• _Objective_
Every line from the one holding "Clone this chart in Bokeh." through the one holding "mapper = LinearColorMapper(palette=palette, low=low, high=high)" should be returned exactly, both included; the pictures should not.

• _Charts and diagrams as code_
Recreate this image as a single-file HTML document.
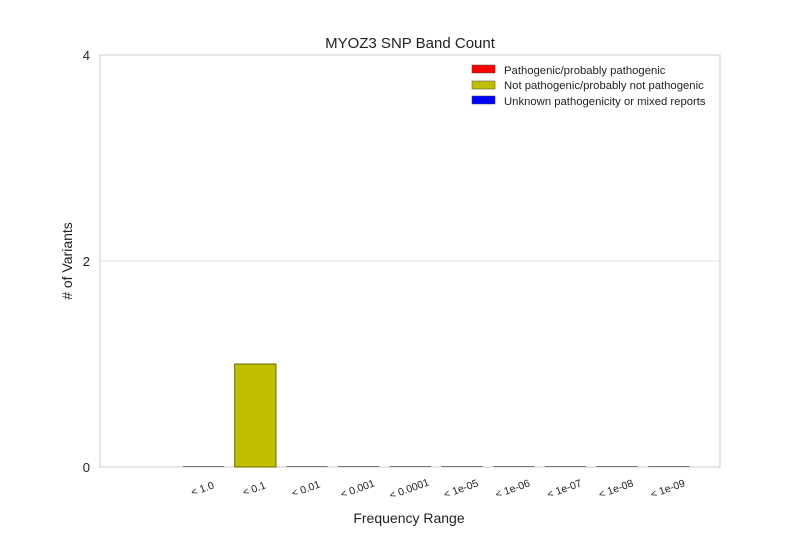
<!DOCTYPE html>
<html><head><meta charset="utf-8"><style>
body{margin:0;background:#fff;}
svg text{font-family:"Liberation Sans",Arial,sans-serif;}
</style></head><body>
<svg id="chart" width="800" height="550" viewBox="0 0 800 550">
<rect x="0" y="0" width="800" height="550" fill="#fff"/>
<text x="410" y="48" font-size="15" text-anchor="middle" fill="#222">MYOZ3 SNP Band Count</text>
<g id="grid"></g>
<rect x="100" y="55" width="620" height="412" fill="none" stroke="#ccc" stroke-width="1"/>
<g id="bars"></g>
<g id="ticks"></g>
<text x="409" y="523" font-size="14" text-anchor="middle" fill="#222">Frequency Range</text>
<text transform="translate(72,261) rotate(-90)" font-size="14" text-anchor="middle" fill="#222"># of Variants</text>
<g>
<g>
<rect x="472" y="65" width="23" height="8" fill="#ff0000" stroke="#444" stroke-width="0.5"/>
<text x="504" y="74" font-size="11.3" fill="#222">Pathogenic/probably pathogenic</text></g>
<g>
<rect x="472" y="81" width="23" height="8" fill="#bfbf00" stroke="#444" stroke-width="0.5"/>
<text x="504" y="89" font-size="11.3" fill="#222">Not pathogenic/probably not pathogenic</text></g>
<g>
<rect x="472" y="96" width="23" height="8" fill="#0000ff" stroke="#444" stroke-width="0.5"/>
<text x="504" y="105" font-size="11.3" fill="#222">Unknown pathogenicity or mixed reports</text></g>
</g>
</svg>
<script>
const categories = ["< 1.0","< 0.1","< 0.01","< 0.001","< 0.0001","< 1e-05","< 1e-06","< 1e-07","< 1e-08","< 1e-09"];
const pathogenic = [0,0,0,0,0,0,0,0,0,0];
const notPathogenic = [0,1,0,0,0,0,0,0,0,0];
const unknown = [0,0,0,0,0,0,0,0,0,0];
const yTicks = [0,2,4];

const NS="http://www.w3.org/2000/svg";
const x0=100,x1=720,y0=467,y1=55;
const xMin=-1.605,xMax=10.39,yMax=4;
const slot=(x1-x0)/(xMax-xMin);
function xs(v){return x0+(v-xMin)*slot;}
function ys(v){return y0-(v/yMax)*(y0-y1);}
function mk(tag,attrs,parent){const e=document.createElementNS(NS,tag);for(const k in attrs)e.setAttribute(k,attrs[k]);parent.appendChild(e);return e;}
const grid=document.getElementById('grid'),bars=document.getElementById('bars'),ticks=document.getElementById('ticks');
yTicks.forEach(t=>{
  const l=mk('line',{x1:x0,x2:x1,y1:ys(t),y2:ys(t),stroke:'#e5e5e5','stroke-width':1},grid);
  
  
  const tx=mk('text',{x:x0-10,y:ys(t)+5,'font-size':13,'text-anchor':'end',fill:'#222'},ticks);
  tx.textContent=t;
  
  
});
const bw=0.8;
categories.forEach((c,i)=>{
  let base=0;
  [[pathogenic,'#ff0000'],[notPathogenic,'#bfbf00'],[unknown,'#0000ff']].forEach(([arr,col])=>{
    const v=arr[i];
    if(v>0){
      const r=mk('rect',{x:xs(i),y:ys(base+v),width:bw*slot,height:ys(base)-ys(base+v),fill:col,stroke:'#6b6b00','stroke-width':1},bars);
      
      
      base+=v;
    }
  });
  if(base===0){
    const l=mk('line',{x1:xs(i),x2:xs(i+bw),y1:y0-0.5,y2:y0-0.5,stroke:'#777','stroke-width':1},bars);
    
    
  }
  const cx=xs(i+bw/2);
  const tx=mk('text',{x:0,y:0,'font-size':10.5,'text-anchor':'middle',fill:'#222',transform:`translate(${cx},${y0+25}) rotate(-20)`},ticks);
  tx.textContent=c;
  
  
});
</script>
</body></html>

==

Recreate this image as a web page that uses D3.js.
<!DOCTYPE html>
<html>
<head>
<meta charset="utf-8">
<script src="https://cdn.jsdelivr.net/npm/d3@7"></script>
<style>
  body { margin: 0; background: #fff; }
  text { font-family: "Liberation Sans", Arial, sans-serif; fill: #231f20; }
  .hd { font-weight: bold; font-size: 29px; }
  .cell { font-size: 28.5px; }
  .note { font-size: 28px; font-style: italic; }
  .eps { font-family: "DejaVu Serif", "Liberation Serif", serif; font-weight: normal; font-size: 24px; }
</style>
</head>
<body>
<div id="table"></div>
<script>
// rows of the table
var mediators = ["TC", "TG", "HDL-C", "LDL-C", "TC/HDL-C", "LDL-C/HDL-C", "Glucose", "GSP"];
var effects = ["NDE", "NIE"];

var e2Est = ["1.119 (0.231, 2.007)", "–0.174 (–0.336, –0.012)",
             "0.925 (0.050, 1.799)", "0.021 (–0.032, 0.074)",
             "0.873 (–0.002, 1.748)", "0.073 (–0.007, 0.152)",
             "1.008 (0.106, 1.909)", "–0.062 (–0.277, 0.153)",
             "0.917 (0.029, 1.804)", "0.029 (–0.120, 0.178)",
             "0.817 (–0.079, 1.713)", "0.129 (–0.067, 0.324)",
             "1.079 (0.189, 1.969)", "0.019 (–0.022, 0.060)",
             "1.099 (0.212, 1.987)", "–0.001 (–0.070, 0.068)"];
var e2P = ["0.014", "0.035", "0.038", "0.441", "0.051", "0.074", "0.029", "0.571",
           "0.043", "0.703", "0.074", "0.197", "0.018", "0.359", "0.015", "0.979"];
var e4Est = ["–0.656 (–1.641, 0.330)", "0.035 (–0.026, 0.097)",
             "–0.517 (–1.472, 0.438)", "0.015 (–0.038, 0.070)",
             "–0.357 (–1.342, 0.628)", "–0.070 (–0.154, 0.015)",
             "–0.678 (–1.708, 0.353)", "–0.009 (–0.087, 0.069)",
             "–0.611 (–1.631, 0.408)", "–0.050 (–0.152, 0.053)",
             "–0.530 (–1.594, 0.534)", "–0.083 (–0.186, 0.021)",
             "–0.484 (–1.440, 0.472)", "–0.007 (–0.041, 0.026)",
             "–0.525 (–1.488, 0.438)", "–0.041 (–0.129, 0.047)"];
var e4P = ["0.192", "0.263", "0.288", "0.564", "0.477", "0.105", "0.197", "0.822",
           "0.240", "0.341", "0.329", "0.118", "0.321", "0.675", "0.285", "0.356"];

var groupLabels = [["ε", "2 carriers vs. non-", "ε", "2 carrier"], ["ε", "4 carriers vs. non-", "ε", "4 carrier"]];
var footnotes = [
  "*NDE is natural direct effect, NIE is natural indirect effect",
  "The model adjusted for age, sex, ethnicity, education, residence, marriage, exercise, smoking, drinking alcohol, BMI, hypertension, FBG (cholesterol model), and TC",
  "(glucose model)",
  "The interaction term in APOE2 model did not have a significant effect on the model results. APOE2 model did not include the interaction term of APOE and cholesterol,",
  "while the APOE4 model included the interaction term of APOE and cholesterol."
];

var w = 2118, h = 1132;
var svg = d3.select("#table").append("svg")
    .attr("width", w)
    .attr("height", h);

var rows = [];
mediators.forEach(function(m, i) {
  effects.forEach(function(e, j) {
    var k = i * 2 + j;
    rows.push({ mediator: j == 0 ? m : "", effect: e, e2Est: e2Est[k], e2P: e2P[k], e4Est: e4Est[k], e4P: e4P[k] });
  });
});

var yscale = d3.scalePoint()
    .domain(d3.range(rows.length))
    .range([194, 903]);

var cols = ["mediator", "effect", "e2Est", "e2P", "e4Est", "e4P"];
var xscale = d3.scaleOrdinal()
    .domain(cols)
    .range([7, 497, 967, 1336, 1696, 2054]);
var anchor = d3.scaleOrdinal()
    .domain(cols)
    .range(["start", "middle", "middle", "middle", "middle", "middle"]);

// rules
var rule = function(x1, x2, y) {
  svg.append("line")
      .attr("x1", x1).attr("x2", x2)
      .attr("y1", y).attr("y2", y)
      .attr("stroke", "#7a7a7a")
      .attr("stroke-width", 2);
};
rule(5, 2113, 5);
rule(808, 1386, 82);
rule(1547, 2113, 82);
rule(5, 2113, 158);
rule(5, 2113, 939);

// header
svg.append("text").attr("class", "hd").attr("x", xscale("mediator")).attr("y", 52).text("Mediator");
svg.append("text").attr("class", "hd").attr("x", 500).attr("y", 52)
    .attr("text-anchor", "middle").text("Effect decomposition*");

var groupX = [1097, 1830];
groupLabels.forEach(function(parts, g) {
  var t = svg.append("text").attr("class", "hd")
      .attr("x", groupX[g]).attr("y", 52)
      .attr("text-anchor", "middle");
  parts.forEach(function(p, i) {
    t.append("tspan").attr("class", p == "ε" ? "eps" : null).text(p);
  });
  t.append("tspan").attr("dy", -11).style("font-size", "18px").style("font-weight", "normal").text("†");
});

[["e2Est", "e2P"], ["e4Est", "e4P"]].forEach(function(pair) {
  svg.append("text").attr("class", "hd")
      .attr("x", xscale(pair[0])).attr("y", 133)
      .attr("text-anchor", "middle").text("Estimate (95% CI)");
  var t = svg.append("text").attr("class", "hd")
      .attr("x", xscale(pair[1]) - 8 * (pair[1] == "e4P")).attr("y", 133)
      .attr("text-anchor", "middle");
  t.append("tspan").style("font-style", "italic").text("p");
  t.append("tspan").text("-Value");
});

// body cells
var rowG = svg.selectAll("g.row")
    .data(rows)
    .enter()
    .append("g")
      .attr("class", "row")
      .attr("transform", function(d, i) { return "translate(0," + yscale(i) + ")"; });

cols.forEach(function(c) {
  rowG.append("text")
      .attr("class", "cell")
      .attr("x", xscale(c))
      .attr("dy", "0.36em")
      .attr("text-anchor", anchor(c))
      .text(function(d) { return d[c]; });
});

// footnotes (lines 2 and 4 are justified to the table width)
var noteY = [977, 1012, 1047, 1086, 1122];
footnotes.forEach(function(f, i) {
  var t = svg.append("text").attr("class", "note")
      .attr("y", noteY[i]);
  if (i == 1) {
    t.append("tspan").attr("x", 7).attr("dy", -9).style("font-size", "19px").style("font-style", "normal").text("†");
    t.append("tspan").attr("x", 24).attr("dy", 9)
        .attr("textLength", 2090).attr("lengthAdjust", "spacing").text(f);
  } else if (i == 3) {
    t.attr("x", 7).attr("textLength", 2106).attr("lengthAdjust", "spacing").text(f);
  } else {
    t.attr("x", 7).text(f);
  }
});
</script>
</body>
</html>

...

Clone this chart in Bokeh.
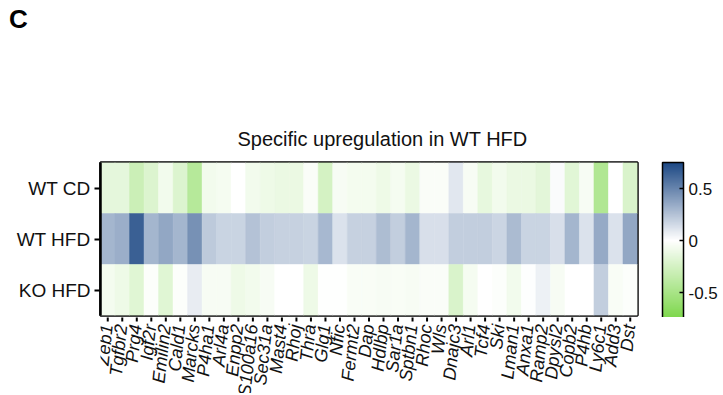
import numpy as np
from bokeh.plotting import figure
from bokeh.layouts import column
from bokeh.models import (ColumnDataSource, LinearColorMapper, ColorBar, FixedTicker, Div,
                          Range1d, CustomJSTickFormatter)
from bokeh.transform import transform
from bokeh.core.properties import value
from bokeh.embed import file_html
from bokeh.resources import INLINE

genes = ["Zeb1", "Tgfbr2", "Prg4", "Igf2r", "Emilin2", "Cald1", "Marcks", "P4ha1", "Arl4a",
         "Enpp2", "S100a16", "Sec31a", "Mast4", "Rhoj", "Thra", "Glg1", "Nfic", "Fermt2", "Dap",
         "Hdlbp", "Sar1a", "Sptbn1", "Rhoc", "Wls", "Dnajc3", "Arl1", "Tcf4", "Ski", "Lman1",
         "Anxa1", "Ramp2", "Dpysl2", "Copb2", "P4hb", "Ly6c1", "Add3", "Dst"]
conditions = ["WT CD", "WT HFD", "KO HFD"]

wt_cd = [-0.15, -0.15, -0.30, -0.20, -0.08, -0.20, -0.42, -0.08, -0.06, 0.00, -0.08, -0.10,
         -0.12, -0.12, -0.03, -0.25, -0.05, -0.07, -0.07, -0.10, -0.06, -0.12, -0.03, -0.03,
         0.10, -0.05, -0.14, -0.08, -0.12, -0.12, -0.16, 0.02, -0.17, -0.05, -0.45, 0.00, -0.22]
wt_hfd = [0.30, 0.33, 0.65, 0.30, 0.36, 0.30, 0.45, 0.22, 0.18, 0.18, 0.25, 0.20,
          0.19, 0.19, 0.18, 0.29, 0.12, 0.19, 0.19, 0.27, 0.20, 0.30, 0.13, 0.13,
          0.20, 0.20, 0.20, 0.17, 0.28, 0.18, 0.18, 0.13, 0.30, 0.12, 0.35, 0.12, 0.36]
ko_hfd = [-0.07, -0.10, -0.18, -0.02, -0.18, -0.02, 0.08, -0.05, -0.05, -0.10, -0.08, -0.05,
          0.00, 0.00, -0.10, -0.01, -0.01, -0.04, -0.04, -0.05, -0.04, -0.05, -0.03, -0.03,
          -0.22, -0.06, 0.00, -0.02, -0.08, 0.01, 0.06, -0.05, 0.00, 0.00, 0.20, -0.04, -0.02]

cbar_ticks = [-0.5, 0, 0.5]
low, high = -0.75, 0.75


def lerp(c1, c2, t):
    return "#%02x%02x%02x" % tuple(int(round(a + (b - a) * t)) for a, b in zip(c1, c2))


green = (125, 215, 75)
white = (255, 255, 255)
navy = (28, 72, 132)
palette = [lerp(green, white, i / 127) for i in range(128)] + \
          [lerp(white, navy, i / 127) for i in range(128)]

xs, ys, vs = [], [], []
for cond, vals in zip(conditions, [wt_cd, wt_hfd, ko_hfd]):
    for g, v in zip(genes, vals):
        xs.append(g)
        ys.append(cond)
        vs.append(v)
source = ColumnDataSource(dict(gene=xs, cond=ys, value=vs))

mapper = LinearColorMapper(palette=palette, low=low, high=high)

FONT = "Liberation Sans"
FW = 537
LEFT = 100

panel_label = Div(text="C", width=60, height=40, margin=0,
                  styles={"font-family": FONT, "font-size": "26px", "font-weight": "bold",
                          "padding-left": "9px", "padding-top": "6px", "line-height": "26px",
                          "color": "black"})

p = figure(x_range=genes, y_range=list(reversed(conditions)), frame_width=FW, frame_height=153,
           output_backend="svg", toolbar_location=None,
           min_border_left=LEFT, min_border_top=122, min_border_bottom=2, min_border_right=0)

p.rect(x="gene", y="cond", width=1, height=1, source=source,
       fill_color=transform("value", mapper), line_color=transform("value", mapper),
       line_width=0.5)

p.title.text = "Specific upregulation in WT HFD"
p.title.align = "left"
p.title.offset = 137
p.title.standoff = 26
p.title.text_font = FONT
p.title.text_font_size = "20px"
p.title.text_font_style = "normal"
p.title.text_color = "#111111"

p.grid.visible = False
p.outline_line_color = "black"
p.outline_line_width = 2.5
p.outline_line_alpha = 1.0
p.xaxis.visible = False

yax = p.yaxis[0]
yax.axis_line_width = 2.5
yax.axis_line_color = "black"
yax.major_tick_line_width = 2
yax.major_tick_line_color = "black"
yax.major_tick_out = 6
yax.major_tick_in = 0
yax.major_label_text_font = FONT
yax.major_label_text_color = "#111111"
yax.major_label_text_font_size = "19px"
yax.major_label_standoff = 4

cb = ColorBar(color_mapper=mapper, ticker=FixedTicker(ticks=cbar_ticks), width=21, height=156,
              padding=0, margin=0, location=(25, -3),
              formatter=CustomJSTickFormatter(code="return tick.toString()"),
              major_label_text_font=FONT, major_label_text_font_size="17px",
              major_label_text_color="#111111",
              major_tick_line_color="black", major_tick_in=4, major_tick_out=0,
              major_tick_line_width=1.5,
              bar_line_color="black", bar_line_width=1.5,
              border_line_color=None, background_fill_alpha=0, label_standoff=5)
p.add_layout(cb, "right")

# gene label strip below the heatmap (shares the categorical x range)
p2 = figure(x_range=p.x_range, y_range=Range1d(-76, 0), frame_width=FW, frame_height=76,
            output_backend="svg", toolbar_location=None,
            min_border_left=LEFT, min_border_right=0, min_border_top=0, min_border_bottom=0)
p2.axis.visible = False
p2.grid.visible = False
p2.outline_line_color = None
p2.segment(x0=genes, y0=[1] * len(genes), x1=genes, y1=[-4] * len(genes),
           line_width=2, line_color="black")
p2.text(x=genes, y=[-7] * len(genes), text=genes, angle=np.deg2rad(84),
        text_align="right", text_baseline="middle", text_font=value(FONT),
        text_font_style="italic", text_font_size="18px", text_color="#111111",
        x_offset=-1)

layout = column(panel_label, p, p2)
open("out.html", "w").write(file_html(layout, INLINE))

• _Response to this exercise_
Clone this chart in Bokeh.
import numpy as np
from bokeh.plotting import figure
from bokeh.layouts import column
from bokeh.models import (ColumnDataSource, LinearColorMapper, ColorBar, FixedTicker, Div,
                          Range1d, CustomJSTickFormatter)
from bokeh.transform import transform
from bokeh.core.properties import value
from bokeh.embed import file_html
from bokeh.resources import INLINE

genes = ["Zeb1", "Tgfbr2", "Prg4", "Igf2r", "Emilin2", "Cald1", "Marcks", "P4ha1", "Arl4a",
         "Enpp2", "S100a16", "Sec31a", "Mast4", "Rhoj", "Thra", "Glg1", "Nfic", "Fermt2", "Dap",
         "Hdlbp", "Sar1a", "Sptbn1", "Rhoc", "Wls", "Dnajc3", "Arl1", "Tcf4", "Ski", "Lman1",
         "Anxa1", "Ramp2", "Dpysl2", "Copb2", "P4hb", "Ly6c1", "Add3", "Dst"]
conditions = ["WT CD", "WT HFD", "KO HFD"]

wt_cd = [-0.15, -0.15, -0.30, -0.20, -0.08, -0.20, -0.42, -0.08, -0.06, 0.00, -0.08, -0.10,
         -0.12, -0.12, -0.03, -0.25, -0.05, -0.07, -0.07, -0.10, -0.06, -0.12, -0.03, -0.03,
         0.10, -0.05, -0.14, -0.08, -0.12, -0.12, -0.16, 0.02, -0.17, -0.05, -0.45, 0.00, -0.22]
wt_hfd = [0.30, 0.33, 0.65, 0.30, 0.36, 0.30, 0.45, 0.22, 0.18, 0.18, 0.25, 0.20,
          0.19, 0.19, 0.18, 0.29, 0.12, 0.19, 0.19, 0.27, 0.20, 0.30, 0.13, 0.13,
          0.20, 0.20, 0.20, 0.17, 0.28, 0.18, 0.18, 0.13, 0.30, 0.12, 0.35, 0.12, 0.36]
ko_hfd = [-0.07, -0.10, -0.18, -0.02, -0.18, -0.02, 0.08, -0.05, -0.05, -0.10, -0.08, -0.05,
          0.00, 0.00, -0.10, -0.01, -0.01, -0.04, -0.04, -0.05, -0.04, -0.05, -0.03, -0.03,
          -0.22, -0.06, 0.00, -0.02, -0.08, 0.01, 0.06, -0.05, 0.00, 0.00, 0.20, -0.04, -0.02]

cbar_ticks = [-0.5, 0, 0.5]
low, high = -0.75, 0.75


def lerp(c1, c2, t):
    return "#%02x%02x%02x" % tuple(int(round(a + (b - a) * t)) for a, b in zip(c1, c2))


green = (125, 215, 75)
white = (255, 255, 255)
navy = (28, 72, 132)
palette = [lerp(green, white, i / 127) for i in range(128)] + \
          [lerp(white, navy, i / 127) for i in range(128)]

xs, ys, vs = [], [], []
for cond, vals in zip(conditions, [wt_cd, wt_hfd, ko_hfd]):
    for g, v in zip(genes, vals):
        xs.append(g)
        ys.append(cond)
        vs.append(v)
source = ColumnDataSource(dict(gene=xs, cond=ys, value=vs))

mapper = LinearColorMapper(palette=palette, low=low, high=high)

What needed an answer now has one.